Written request:
Print nothing but the lines from the start of the listing below through the line that contains "x_ticks = [0, 20, 40, 60, 80, 100]". Do not include the pictures.

━━━ Data block ━━━

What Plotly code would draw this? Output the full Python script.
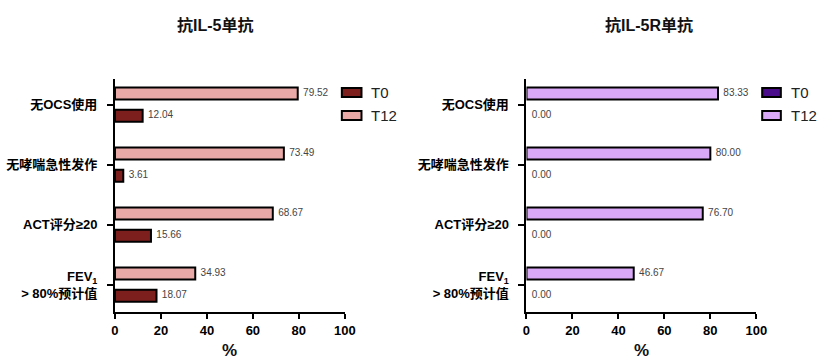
import plotly.graph_objects as go

W, H = 838, 364

categories = ["无OCS使用", "无哮喘急性发作", "ACT评分≥20", "FEV<sub>1</sub><br>&gt; 80%预计值"]
series_names = ["T0", "T12"]
panel_titles = ["抗IL-5单抗", "抗IL-5R单抗"]

il5_t0 = [12.04, 3.61, 15.66, 18.07]
il5_t12 = [79.52, 73.49, 68.67, 34.93]
il5r_t0 = [0.00, 0.00, 0.00, 0.00]
il5r_t12 = [83.33, 80.00, 76.70, 46.67]

x_ticks = [0, 20, 40, 60, 80, 100]

colors = [
    {"T0": "#7c1f1d", "T12": "#e8a9a7"},
    {"T0": "#4a0c8a", "T12": "#d9a8f6"},
]

FONT = "Liberation Sans, Arial, Noto Sans CJK SC, sans-serif"


def px_x(p):
    return p / W


def px_y(p):
    return 1 - p / H


fig = go.Figure()

pos = list(range(len(categories)))
OFF = {"T12": -0.19, "T0": 0.18}
BW = 0.2

panels = [
    ("x", "y", il5_t0, il5_t12),
    ("x2", "y2", il5r_t0, il5r_t12),
]

for i, (xa, ya, t0, t12) in enumerate(panels):
    for name, vals in (("T12", t12), ("T0", t0)):
        fig.add_trace(go.Bar(
            x=vals, y=pos, orientation="h", name=name,
            xaxis=xa, yaxis=ya,
            width=BW, offset=OFF[name] - BW / 2,
            marker=dict(color=colors[i][name],
                        line=dict(color="#000", width=[2 if v > 0 else 0 for v in vals])),
            showlegend=False, hoverinfo="x",
        ))
        fig.add_trace(go.Scatter(
            x=vals, y=[p + OFF[name] for p in pos], mode="markers+text",
            marker=dict(size=7, color="rgba(0,0,0,0)"),
            text=[f"{v:.2f}" for v in vals], textposition="middle right",
            textfont=dict(family=FONT, size=10, color="#444"),
            xaxis=xa, yaxis=ya, showlegend=False, hoverinfo="skip",
            cliponaxis=False,
        ))

xdoms = [[px_x(113), px_x(347)], [px_x(532), px_x(766)]]
ydom = [px_y(312), px_y(79)]

axis_common_x = dict(
    range=[0, 100], tickvals=x_ticks, ticks="outside", ticklen=5, tickwidth=2,
    tickcolor="#000", showline=True, linecolor="#000", linewidth=2,
    showgrid=False, zeroline=False,
    tickfont=dict(family=FONT, size=13, color="#000", weight="bold"),
    fixedrange=True,
)
axis_common_y = dict(
    range=[3.45, -0.43], tickvals=pos, ticktext=categories, ticks="outside",
    ticklen=6, tickwidth=2, tickcolor="#000", showline=True, linecolor="#000",
    linewidth=2, showgrid=False, zeroline=False,
    tickfont=dict(family=FONT, size=13, color="#000", weight="bold"),
    ticklabelstandoff=7, fixedrange=True,
)

fig.update_layout(
    width=W, height=H, autosize=False,
    margin=dict(l=0, r=0, t=0, b=0),
    paper_bgcolor="#fff", plot_bgcolor="rgba(0,0,0,0)",
    barmode="overlay",
    showlegend=False,
    xaxis=dict(domain=xdoms[0], anchor="y", **axis_common_x),
    yaxis=dict(domain=ydom, anchor="x", **axis_common_y),
    xaxis2=dict(domain=xdoms[1], anchor="y2", **axis_common_x),
    yaxis2=dict(domain=ydom, anchor="x2", **axis_common_y),
    font=dict(family=FONT),
)

annotations = []
shapes = []
title_x = [215, 657]
pct_x = [230, 649]
legend_box_x = [(344, 364), (772, 791)]
legend_text_x = [372, 799]
legend_rows = [(88, 97, 92), (111, 120, 115)]

for i in range(2):
    annotations.append(dict(
        text=panel_titles[i], x=px_x(title_x[i]), y=px_y(25), xref="paper", yref="paper",
        showarrow=False, xanchor="center", yanchor="middle",
        font=dict(family=FONT, size=16, color="#111", weight="bold"),
    ))
    annotations.append(dict(
        text="%", x=px_x(pct_x[i]), y=px_y(350), xref="paper", yref="paper",
        showarrow=False, xanchor="center", yanchor="middle",
        font=dict(family=FONT, size=17, color="#111", weight="bold"),
    ))
    for (y0, y1, yc), name in zip(legend_rows, series_names):
        x0, x1 = legend_box_x[i]
        shapes.append(dict(
            type="rect", xref="paper", yref="paper",
            x0=px_x(x0), x1=px_x(x1), y0=px_y(y1), y1=px_y(y0),
            fillcolor=colors[i][name], line=dict(color="#000", width=2),
        ))
        annotations.append(dict(
            text=name, x=px_x(legend_text_x[i]), y=px_y(yc), xref="paper", yref="paper",
            showarrow=False, xanchor="left", yanchor="middle",
            font=dict(family=FONT, size=15, color="#222"),
        ))

fig.update_layout(annotations=annotations, shapes=shapes)

fig.write_html(
    "out.html",
    config={"responsive": False, "displayModeBar": False},
    post_script="document.body.style.margin='0';document.body.style.overflow='hidden';",
)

━━━

Response to this exercise:
What Plotly code would draw this? Output the full Python script.
import plotly.graph_objects as go

W, H = 838, 364

categories = ["无OCS使用", "无哮喘急性发作", "ACT评分≥20", "FEV<sub>1</sub><br>&gt; 80%预计值"]
series_names = ["T0", "T12"]
panel_titles = ["抗IL-5单抗", "抗IL-5R单抗"]

il5_t0 = [12.04, 3.61, 15.66, 18.07]
il5_t12 = [79.52, 73.49, 68.67, 34.93]
il5r_t0 = [0.00, 0.00, 0.00, 0.00]
il5r_t12 = [83.33, 80.00, 76.70, 46.67]

x_ticks = [0, 20, 40, 60, 80, 100]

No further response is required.